Волков: Вы преподаете им жизнь. В том числе и свою жизнь.
Евтушенко: Совершенно верно. И Гоббс еще, Гоббс
[102] – то, чего они не знают. Когда я вижу, что они не знают англосаксонской классики, своей собственной, я моментально ее включаю, сразу же перехожу совершенно свободно к теме глобальной культуры и начинаю: «Границы мне мешают… / Мне неловко / не знать Буэнос-Айреса, / Нью-Йорка…» В их системе американской есть элемент изоляционизма. И я учу их не быть провинциалами. Вы, говорю им, сами про себя говорите, что вы лидеры всего мира. Но нельзя же быть лидерами всего мира, не зная этого мира! Я их предостерегаю, я говорю им, что при всей непохожести Америки и СССР иногда я вижу, что вы во многом похожи с Советским Союзом.
Волков: То есть в Союзе общение со всем миром не разрешалось – а здесь оно не поощряется, что ли…
Евтушенко: Да, дескать, можно прожить без этого. И потом, американцы действительно мало сейчас видят мир, скукожилась их идея Корпуса мира
[103].
Волков: Я недавно разговаривал с американским чиновником, который начинал в Корпусе мира, и он считает, что сейчас это совершенно не похоже на то, что было пятьдесят-шестьдесят лет тому назад, когда всё начиналось.
Евтушенко: Мое преподавание – это не просто пропаганда России. Это пропаганда Пушкина. Я им не любовь к нашей бюрократии преподаю, я сам им искренне говорю, как я не люблю нашу бюрократию – так же, как и их бюрократию не люблю. И они слушают меня и пишут такие вещи, которые меня потрясают.
У меня был недавно праздник просто. Мы проходили мои стихи, я им говорю: любое стихотворение выбирайте, – и один студент, араб, выбрал «Бабий Яр».
Волков: Понимаю. И у меня на вашем месте был бы праздник.
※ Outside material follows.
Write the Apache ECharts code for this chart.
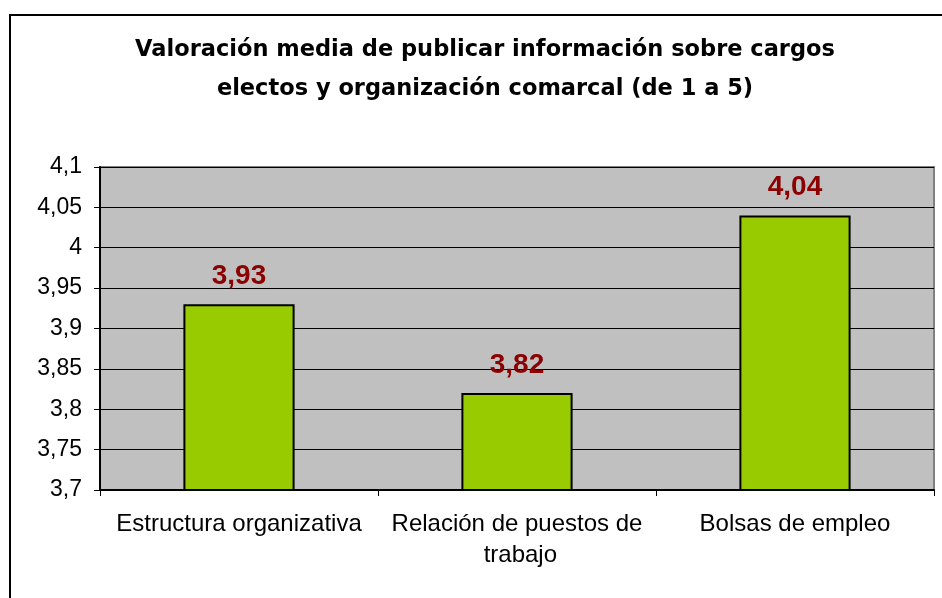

Евтушенко: Я прочитал его работу и так счастлив, что он написал это сам, я его не подталкивал. За семнадцать лет преподавания у меня это было первый раз! Девятнадцатилетний мальчик сказал, что их поколение должно наконец решить вопросвзаимоотношений Израиля и арабского мира. Старшее поколение не может решить этого, они уже привыкли настолько не верить друг другу, что это будет продолжаться бесконечно. Нужны совершенно новые подходы – и он прав. Вы не представляете, как я был счастлив, что это произошло в моем классе, в моей аудитории!